For a hardworking general manager of a computer company, Martin Delaney is surprisingly uncompromising when it comes to creating his own space for physical exercise. He plays golf, windsurfs and cycles on road and mountain bikes. He also attends aerobics sessions three times a week.
"That is a priority by the way. I will not miss that. I will walk out of a meeting. If you do not make it [aerobics] a top priority, it will not happen."
He says the advent of the digital age has cut down on the conflict of working and being at home. He can work for an hour-and-a-half on e-mails after arriving home from the gym. Keeping fit and cutting down on that conflict are the secrets of how he keeps a gruelling schedule which makes him a familiar figure at Dublin Airport. "You cannot do this job unless you are absolutely fit," he says simply.
Mr Delaney's work pace is intense because of what the company, Amdahl DMR Ireland, is trying to achieve as a semi-autonomous unit. By the end of 1999 it plans to have increased the number of employees from 270 to 350.
"We just are trying to do so many things right now that we have scheduled ourselves to a point where there is not much latitude for unplanned, unexpected events. The problem is you can only change that a month or two in advance."
Amdahl Ireland has been in Dublin for 20 years. It is a subsidiary of the California-based Amdahl Corporation, which had a $1.7 billion (£1.15 billion) turnover last year and is, in turn, wholly owned by the Japanese Fujitsu corporation.
Amdahl Ireland lost 650 of its 700 manufacturing employees in the early 1990s after a slump in the mainframe computer business, the corporation's only revenue earner at the time.
"Our volume productions were severely impacted by a market move to distributed computing," Mr Delaney says.
At the time, the demise of the mainframe business became a self-fulfilling prophecy, prompting large customers to switch to alternatives as word got around.
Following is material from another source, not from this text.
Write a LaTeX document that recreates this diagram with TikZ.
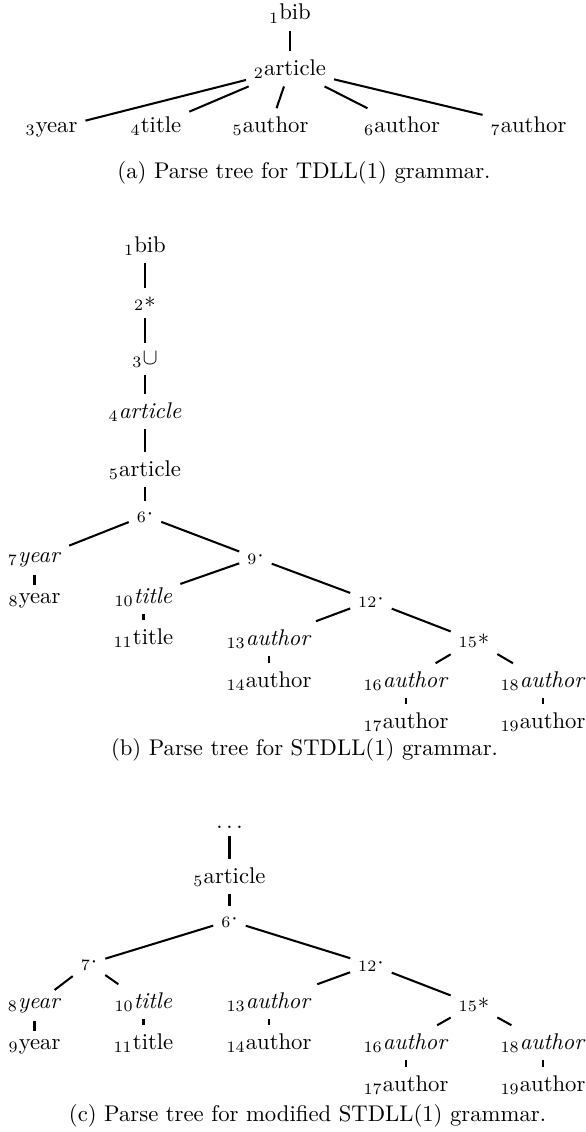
\documentclass[tikz,border=0pt]{standalone}
\begin{document}
\begin{tikzpicture}[x=0.4405pt,y=-0.4405pt,
  tn/.style={anchor=base},
  link/.style={line width=0.9pt},
  captext/.style={anchor=base}]
\useasboundingbox (0,0) rectangle (586,1132);

% ---------- (a) TDLL(1) ----------
\node[tn] (a1) at (290,20)  {$_{1}$bib};
\node[tn] (a2) at (290,75)  {$_{2}$article};
\node[tn] (a3) at (51.5,132) {$_{3}$year};
\node[tn] (a4) at (156,132) {$_{4}$title};
\node[tn] (a5) at (270.5,132) {$_{5}$author};
\node[tn] (a6) at (402,132) {$_{6}$author};
\node[tn] (a7) at (528.5,132) {$_{7}$author};
\draw[link] (a1) -- (a2);
\foreach \c in {a3,a4,a5,a6,a7} \draw[link] (a2) -- (\c);
\node[captext] (capa) at (304,178) {(a) Parse tree for TDLL(1) grammar.};

% ---------- (b) STDLL(1) ----------
\node[tn] (b1)  at (145,252) {$_{1}$bib};
\node[tn] (b2)  at (145,307) {$_{2}*$};
\node[tn] (b3)  at (145,364) {$_{3}\cup$};
\node[tn] (b4)  at (145,418) {$_{4}$\textit{article}};
\node[tn] (b5)  at (145,476) {$_{5}$article};
\node[tn] (b6)  at (145,519) {$_{6}\cdot$};
\node[tn] (b7)  at (34.5,562)  {$_{7}$\textit{year}};
\node[tn] (b8)  at (34.5,603)  {$_{8}$year};
\node[tn] (b9)  at (255.5,561) {$_{9}\cdot$};
\node[tn] (b10) at (143.5,603) {$_{10}$\textit{title}};
\node[tn] (b11) at (143.5,644) {$_{11}$title};
\node[tn] (b12) at (371,604)   {$_{12}\cdot$};
\node[tn] (b13) at (269,645)   {$_{13}$\textit{author}};
\node[tn] (b14) at (269,687)   {$_{14}$author};
\node[tn] (b15) at (474,644)   {$_{15}*$};
\node[tn] (b16) at (406,687)   {$_{16}$\textit{author}};
\node[tn] (b17) at (406,728)   {$_{17}$author};
\node[tn] (b18) at (543,687)   {$_{18}$\textit{author}};
\node[tn] (b19) at (543,728)   {$_{19}$author};
\draw[link] (b1) -- (b2);
\draw[link] (b2) -- (b3);
\draw[link] (b3) -- (b4);
\draw[link] (b4) -- (b5);
\draw[link] (b5) -- (b6);
\draw[link] (b6) -- (b7);
\draw[link] (b7) -- (b8);
\draw[link] (b6) -- (b9);
\draw[link] (b9) -- (b10);
\draw[link] (b10) -- (b11);
\draw[link] (b9) -- (b12);
\draw[link] (b12) -- (b13);
\draw[link] (b13) -- (b14);
\draw[link] (b12) -- (b15);
\draw[link] (b15) -- (b16);
\draw[link] (b16) -- (b17);
\draw[link] (b15) -- (b18);
\draw[link] (b18) -- (b19);
\node[captext] (capb) at (304.5,755) {(b) Parse tree for STDLL(1) grammar.};

% ---------- (c) modified STDLL(1) ----------
\node[tn] (c0)  at (229.5,828)  {$\ldots$};
\node[tn] (c5)  at (229.5,883)  {$_{5}$article};
\node[tn] (c6)  at (229.5,924)  {$_{6}\cdot$};
\node[tn] (c7)  at (89,967)     {$_{7}\cdot$};
\node[tn] (c8)  at (34.5,1008)  {$_{8}$\textit{year}};
\node[tn] (c9)  at (34.5,1049)  {$_{9}$year};
\node[tn] (c10) at (143.5,1008) {$_{10}$\textit{title}};
\node[tn] (c11) at (143.5,1049) {$_{11}$title};
\node[tn] (c12) at (371,968)    {$_{12}\cdot$};
\node[tn] (c13) at (269,1008)   {$_{13}$\textit{author}};
\node[tn] (c14) at (269,1049)   {$_{14}$author};
\node[tn] (c15) at (474,1008)   {$_{15}*$};
\node[tn] (c16) at (406,1049)   {$_{16}$\textit{author}};
\node[tn] (c17) at (406,1091)   {$_{17}$author};
\node[tn] (c18) at (543,1049)   {$_{18}$\textit{author}};
\node[tn] (c19) at (543,1091)   {$_{19}$author};
\draw[link] (c0) -- (c5);
\draw[link] (c5) -- (c6);
\draw[link] (c6) -- (c7);
\draw[link] (c7) -- (c8);
\draw[link] (c8) -- (c9);
\draw[link] (c7) -- (c10);
\draw[link] (c10) -- (c11);
\draw[link] (c6) -- (c12);
\draw[link] (c12) -- (c13);
\draw[link] (c13) -- (c14);
\draw[link] (c12) -- (c15);
\draw[link] (c15) -- (c16);
\draw[link] (c16) -- (c17);
\draw[link] (c15) -- (c18);
\draw[link] (c18) -- (c19);
\node[captext] (capc) at (307.5,1121) {(c) Parse tree for modified STDLL(1) grammar.};
\end{tikzpicture}
\end{document}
But Amdahl Ireland has successfully re-invented itself, much like the parent company which has turned around to a point where two-thirds of its turnover now comes from software and service operations. Mr Delaney remembers that the initial proposal for the future of Swords made to head office met with scepticism. "They were highly consumed with their own problems," he says.
He and other management figures offered the parent company and their customers a range of services for application development and system management software tools. In return Swords has received a total reinvestment of up to $7 million. "There was a period of a year, a year-and-a-half where we were living with the ambiguity of laying people off in one business and recruiting people in the technology centre area."
He explains that the Amdahl transition has continued. It is no longer a technology centre providing the service and recovering the cost, but a commercial enterprise in its own right with a value-added turnover of $20 million last year, actively seeking clients in Ireland and generally outside the Amdahl fold. "The profit and loss management is much more my responsibility now. I think this is a very healthy phenomenon, the ultimate security these days in a successful commercial transition," he says.
The Swords facility is now called Amdahl DMR Ireland following the purchase by the parent company of the Canadian provider of information technology services, DMR Consulting. "Ireland has now become a component of the DMR side of the business," Mr Delaney says. He believes it is a strategy for other multinational subsidiary managers to follow. Becoming an independent contributor to a parent company, to make it dependent on the subsidiary is a strategy which would help protect Ireland from the vagaries of the international computer marketplace.
He gives the example of Seagate, which ceased operations in Clonmel, Co Tipperary, earlier this year. It too dependent on its parent company, he says. Efforts to counter that are sporadic, he says, and a national awareness should be created.
"I do not think the multinational subsidiary management has taken on a sufficient commitment to reduce the deficiencies or increase the value added. There has not been a nationwide endeavour to do this, a nationwide recognition to do this."
He believes that the Minister for Enterprise, Trade and Employment, Ms Harney, and the IDA should create a forum for such awareness creation. "Maybe what we need is a study group to recommend back to Mary Harney how to increase awareness and get multinational general managers in this area."
Originally from Carlingford, Co Louth, he comes from a family of five whose father delivered bread for McCann's Bakery in Dundalk.
He went to St Michael's College in Omeath before joining engineering firm SPS in Shannon, Co Clare, in 1969. He moved to Braun in Carlow after four years, working as a manufacturing engineer, until 1979. His first management job at the age of 28 was with Computer Automation in Dublin where, he says, "something happened to me". "I felt tremendously incompetent. That led to a very uncomfortable couple of years, a combination of an anxiety and self doubt."
Having already qualified as an industrial engineer, he did a masters in organisational development - "to make sure I understood about management", and recognised that fitness was "a fundamental enabler as well".
Management for him was "the elimination of anything that reduces an individual's effectiveness".
"The employee wants to do the best job, they want to grow their career and they want to grow their technical competency."
He joined Amdahl in 1984, spending three years in California as director of strategic planning. "My wife still calls it the holiday. It might have been a holiday for her, but it was not for me," he says.
But he made contacts and gained an understanding of corporate US culture, a valuable experience which enabled him to get through the storm waiting for him back in Swords.